● Task brief: In the entries below, find the line with "Generate a Python" and the line with "fig.savefig('out.png', dpi=100)", then retype both and everything between them exactly. Do not copy the pictures.

● Given records:

━━━━━━

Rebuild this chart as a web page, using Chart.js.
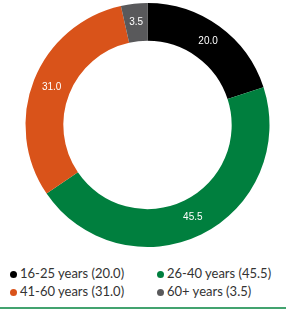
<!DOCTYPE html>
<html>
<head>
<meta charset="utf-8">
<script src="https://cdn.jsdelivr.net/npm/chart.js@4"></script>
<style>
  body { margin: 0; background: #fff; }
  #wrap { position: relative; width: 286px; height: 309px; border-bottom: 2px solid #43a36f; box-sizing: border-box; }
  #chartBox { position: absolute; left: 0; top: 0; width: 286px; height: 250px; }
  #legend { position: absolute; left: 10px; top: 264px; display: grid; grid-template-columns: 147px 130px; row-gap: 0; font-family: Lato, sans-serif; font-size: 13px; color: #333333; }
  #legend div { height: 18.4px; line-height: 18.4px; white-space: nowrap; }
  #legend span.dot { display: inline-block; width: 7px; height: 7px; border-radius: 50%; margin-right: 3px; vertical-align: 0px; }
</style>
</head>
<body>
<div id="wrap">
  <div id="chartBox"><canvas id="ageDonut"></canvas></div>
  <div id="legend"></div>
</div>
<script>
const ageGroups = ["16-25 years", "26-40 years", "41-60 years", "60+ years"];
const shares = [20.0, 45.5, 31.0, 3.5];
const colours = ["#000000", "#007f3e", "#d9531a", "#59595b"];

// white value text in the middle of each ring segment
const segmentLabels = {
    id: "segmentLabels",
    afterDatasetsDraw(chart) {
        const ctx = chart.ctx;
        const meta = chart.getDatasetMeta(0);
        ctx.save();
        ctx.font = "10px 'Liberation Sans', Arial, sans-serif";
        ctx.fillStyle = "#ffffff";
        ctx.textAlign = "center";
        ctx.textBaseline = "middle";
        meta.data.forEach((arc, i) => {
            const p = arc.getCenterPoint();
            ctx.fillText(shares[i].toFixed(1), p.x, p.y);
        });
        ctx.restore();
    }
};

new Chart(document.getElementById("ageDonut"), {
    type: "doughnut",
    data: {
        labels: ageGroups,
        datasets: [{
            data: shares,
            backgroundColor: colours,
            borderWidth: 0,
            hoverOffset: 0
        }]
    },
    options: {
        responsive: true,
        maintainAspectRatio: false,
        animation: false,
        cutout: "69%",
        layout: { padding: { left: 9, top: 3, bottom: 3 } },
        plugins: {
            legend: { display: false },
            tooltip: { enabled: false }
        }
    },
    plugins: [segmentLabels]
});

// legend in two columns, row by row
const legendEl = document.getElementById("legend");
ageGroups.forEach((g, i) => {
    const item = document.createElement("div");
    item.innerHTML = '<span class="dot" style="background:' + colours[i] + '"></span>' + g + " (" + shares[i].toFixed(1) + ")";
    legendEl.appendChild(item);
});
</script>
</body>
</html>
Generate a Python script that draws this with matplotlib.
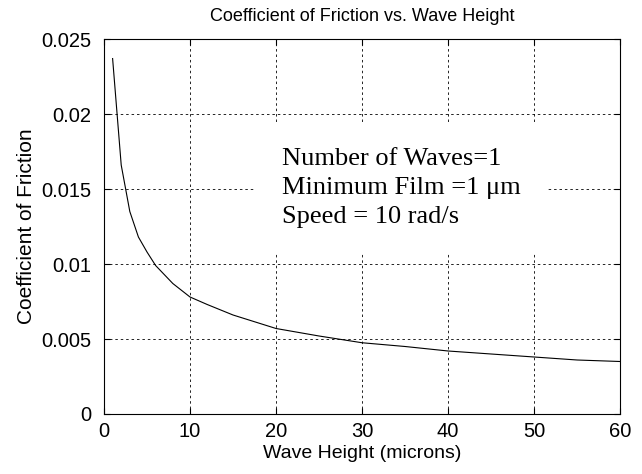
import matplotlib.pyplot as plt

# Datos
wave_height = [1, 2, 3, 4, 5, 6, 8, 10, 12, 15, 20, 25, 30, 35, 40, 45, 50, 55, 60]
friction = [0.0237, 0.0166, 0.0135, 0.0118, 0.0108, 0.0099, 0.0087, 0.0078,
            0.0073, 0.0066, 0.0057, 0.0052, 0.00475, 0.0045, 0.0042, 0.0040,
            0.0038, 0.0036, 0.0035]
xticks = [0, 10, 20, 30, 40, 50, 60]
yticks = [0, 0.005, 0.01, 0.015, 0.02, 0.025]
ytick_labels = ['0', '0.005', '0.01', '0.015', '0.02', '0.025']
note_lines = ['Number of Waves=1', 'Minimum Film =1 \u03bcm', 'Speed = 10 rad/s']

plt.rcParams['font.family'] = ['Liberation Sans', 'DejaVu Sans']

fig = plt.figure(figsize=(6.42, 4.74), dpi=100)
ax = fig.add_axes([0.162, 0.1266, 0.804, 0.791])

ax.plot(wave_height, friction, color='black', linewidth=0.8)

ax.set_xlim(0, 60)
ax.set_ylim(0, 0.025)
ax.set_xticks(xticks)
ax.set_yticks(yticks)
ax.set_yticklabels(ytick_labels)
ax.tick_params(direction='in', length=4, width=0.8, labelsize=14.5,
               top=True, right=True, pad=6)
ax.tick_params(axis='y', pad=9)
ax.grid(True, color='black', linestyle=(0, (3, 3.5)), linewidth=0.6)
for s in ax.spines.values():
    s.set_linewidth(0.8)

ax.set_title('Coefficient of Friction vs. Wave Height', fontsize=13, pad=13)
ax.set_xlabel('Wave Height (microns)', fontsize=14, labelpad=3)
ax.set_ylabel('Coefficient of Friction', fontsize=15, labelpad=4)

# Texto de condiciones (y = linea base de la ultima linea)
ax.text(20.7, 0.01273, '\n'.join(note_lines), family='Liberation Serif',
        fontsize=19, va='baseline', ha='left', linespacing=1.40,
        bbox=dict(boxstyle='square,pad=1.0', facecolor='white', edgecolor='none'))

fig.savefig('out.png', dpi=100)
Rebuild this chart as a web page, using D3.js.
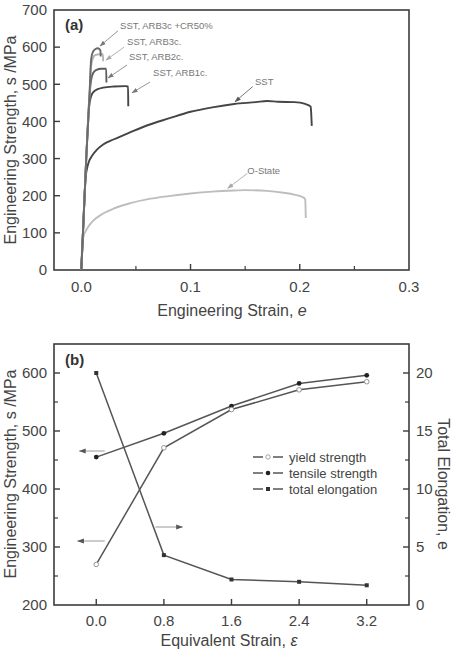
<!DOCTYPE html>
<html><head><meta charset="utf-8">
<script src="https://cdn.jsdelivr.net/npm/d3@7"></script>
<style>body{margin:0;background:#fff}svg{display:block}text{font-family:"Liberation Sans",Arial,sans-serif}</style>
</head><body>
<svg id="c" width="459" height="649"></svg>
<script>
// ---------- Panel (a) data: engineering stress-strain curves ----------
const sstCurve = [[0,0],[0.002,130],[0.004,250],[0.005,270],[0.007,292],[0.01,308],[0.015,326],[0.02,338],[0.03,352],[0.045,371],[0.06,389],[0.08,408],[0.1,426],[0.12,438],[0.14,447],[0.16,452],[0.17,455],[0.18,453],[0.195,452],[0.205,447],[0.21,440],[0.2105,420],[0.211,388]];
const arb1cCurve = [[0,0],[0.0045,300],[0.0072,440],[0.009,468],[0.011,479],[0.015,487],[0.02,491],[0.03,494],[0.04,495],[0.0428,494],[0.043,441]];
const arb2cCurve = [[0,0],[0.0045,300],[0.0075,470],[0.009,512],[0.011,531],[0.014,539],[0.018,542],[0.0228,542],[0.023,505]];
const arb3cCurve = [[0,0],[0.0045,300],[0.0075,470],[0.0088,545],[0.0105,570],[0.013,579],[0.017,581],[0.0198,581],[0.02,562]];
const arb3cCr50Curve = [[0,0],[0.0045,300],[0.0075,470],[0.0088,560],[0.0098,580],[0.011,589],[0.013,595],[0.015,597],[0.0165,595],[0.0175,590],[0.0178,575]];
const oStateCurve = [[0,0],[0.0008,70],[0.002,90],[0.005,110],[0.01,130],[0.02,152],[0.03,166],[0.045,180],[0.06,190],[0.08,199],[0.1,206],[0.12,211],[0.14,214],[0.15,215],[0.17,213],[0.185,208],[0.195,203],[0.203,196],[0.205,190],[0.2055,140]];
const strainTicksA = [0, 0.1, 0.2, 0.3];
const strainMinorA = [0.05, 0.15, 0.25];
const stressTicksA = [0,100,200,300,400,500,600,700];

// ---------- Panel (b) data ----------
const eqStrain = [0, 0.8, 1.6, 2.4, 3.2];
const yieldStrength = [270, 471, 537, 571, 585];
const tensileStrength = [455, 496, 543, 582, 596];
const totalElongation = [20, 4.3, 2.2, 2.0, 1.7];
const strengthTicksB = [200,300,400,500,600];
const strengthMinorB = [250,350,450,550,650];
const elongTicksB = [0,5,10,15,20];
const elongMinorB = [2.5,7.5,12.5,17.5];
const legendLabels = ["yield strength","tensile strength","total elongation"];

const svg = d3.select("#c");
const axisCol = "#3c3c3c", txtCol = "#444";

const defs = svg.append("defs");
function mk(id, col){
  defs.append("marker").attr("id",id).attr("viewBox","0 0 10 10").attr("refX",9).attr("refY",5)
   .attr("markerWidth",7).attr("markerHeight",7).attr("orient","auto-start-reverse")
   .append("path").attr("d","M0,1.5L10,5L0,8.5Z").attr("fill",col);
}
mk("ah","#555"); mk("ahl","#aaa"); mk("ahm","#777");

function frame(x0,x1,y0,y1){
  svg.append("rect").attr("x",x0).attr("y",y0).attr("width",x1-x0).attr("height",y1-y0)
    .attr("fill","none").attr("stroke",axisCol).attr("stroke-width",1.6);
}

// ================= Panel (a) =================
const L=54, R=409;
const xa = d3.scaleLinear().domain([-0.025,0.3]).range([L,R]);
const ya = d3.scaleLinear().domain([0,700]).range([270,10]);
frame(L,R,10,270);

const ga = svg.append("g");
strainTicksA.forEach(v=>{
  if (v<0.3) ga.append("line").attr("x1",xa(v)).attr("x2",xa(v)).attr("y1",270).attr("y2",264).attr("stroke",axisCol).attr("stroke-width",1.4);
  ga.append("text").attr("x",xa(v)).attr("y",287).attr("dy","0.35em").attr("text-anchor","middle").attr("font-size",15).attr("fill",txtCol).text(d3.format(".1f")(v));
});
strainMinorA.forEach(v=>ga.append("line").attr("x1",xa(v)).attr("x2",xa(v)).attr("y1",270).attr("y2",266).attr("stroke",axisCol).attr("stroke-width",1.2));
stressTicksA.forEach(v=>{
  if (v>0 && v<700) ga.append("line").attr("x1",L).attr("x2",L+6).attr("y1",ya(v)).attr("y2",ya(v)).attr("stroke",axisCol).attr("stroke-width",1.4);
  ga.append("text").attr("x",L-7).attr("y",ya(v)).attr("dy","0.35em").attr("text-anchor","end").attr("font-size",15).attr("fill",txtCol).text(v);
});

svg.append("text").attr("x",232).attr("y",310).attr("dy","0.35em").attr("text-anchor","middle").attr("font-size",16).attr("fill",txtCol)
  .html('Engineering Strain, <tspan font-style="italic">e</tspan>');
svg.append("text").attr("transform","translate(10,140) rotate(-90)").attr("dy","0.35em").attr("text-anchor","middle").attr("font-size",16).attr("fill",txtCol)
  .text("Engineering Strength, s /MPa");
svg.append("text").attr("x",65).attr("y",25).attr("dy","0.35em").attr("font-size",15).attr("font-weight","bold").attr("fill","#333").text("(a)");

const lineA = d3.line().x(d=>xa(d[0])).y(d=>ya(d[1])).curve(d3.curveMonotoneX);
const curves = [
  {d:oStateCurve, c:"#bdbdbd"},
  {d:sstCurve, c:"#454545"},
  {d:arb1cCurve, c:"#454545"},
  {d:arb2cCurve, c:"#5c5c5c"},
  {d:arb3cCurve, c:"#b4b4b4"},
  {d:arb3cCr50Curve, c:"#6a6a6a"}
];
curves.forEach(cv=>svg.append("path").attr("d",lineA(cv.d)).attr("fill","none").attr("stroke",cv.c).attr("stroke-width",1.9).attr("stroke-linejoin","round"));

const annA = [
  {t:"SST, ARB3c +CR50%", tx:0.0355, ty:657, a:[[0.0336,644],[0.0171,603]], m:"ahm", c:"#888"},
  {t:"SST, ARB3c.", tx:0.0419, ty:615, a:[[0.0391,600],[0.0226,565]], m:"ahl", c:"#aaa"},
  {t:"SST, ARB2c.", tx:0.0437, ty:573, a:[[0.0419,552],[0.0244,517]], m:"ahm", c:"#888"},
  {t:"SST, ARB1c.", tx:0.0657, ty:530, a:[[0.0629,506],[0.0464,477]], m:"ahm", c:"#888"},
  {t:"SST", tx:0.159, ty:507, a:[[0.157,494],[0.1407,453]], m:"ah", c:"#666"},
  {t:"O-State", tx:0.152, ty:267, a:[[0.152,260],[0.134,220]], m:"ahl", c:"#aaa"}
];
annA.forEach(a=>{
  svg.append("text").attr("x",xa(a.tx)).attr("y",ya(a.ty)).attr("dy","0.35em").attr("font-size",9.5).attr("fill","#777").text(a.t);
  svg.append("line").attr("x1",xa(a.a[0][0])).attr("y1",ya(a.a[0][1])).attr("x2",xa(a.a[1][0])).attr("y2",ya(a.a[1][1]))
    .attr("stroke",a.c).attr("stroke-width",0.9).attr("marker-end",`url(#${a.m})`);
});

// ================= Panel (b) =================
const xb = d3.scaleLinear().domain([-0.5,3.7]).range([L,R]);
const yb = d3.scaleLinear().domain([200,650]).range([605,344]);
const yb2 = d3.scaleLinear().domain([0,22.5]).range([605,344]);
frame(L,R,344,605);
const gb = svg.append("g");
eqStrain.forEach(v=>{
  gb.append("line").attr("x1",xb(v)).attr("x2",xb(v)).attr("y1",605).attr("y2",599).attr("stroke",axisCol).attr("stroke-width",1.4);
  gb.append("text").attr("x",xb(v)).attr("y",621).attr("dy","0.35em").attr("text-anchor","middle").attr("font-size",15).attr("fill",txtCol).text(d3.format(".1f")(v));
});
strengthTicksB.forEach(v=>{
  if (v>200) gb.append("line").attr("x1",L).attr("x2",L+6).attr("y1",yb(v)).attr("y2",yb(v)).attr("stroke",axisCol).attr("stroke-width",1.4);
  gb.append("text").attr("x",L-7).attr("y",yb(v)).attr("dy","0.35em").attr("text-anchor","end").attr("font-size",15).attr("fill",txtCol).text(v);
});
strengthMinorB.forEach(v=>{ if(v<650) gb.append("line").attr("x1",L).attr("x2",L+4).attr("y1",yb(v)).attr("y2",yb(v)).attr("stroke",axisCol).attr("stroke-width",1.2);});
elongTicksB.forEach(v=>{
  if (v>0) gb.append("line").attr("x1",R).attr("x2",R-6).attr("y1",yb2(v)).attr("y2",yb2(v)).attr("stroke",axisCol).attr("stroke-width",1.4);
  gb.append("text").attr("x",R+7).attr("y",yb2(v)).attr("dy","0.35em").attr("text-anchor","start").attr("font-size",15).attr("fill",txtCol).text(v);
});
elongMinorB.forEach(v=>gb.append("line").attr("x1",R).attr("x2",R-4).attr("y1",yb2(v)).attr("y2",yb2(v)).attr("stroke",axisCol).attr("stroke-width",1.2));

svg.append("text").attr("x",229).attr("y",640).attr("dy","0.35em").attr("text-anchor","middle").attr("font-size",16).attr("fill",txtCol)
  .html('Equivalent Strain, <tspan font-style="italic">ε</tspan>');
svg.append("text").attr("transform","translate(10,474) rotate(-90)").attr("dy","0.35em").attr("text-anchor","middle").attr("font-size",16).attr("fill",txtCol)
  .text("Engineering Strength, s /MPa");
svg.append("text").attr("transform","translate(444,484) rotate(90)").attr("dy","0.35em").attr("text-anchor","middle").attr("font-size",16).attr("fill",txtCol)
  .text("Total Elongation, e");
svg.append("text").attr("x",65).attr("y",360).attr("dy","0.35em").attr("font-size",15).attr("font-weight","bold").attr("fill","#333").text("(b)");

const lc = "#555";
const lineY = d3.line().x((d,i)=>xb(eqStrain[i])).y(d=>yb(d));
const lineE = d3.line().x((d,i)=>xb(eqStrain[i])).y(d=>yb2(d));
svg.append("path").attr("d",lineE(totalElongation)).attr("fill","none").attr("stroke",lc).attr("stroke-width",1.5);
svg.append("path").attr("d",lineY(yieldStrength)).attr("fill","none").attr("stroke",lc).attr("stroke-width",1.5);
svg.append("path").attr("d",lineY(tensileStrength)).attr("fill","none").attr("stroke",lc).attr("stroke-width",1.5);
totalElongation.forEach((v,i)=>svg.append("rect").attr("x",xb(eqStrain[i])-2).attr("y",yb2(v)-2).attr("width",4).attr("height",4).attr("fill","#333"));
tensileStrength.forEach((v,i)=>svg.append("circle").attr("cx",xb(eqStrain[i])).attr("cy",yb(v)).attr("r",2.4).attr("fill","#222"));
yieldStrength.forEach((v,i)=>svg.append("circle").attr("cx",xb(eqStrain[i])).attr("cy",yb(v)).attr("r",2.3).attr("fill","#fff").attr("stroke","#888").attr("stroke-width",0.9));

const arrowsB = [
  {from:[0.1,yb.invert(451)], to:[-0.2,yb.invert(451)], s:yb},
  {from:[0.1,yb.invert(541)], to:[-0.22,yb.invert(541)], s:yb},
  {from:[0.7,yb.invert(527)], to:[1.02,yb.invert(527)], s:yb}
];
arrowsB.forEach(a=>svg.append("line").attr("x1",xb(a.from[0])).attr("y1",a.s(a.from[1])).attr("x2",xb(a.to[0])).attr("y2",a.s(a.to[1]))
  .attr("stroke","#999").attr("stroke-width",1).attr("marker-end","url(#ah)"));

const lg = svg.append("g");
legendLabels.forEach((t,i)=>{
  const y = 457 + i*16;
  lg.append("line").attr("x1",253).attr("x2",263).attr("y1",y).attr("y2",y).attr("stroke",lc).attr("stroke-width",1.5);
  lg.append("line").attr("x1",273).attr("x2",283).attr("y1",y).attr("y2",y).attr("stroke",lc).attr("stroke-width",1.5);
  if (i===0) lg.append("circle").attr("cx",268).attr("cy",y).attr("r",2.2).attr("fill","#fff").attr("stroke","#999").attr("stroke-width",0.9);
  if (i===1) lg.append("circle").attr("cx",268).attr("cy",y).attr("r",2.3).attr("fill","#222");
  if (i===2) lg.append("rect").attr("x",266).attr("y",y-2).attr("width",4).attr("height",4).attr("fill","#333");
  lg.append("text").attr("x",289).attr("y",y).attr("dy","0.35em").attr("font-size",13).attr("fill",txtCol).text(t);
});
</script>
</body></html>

━━━━━━

● Task solution:
Generate a Python script that draws this with matplotlib.
import matplotlib.pyplot as plt

# Datos
wave_height = [1, 2, 3, 4, 5, 6, 8, 10, 12, 15, 20, 25, 30, 35, 40, 45, 50, 55, 60]
friction = [0.0237, 0.0166, 0.0135, 0.0118, 0.0108, 0.0099, 0.0087, 0.0078,
            0.0073, 0.0066, 0.0057, 0.0052, 0.00475, 0.0045, 0.0042, 0.0040,
            0.0038, 0.0036, 0.0035]
xticks = [0, 10, 20, 30, 40, 50, 60]
yticks = [0, 0.005, 0.01, 0.015, 0.02, 0.025]
ytick_labels = ['0', '0.005', '0.01', '0.015', '0.02', '0.025']
note_lines = ['Number of Waves=1', 'Minimum Film =1 \u03bcm', 'Speed = 10 rad/s']

plt.rcParams['font.family'] = ['Liberation Sans', 'DejaVu Sans']

fig = plt.figure(figsize=(6.42, 4.74), dpi=100)
ax = fig.add_axes([0.162, 0.1266, 0.804, 0.791])

ax.plot(wave_height, friction, color='black', linewidth=0.8)

ax.set_xlim(0, 60)
ax.set_ylim(0, 0.025)
ax.set_xticks(xticks)
ax.set_yticks(yticks)
ax.set_yticklabels(ytick_labels)
ax.tick_params(direction='in', length=4, width=0.8, labelsize=14.5,
               top=True, right=True, pad=6)
ax.tick_params(axis='y', pad=9)
ax.grid(True, color='black', linestyle=(0, (3, 3.5)), linewidth=0.6)
for s in ax.spines.values():
    s.set_linewidth(0.8)

ax.set_title('Coefficient of Friction vs. Wave Height', fontsize=13, pad=13)
ax.set_xlabel('Wave Height (microns)', fontsize=14, labelpad=3)
ax.set_ylabel('Coefficient of Friction', fontsize=15, labelpad=4)

# Texto de condiciones (y = linea base de la ultima linea)
ax.text(20.7, 0.01273, '\n'.join(note_lines), family='Liberation Serif',
        fontsize=19, va='baseline', ha='left', linespacing=1.40,
        bbox=dict(boxstyle='square,pad=1.0', facecolor='white', edgecolor='none'))

fig.savefig('out.png', dpi=100)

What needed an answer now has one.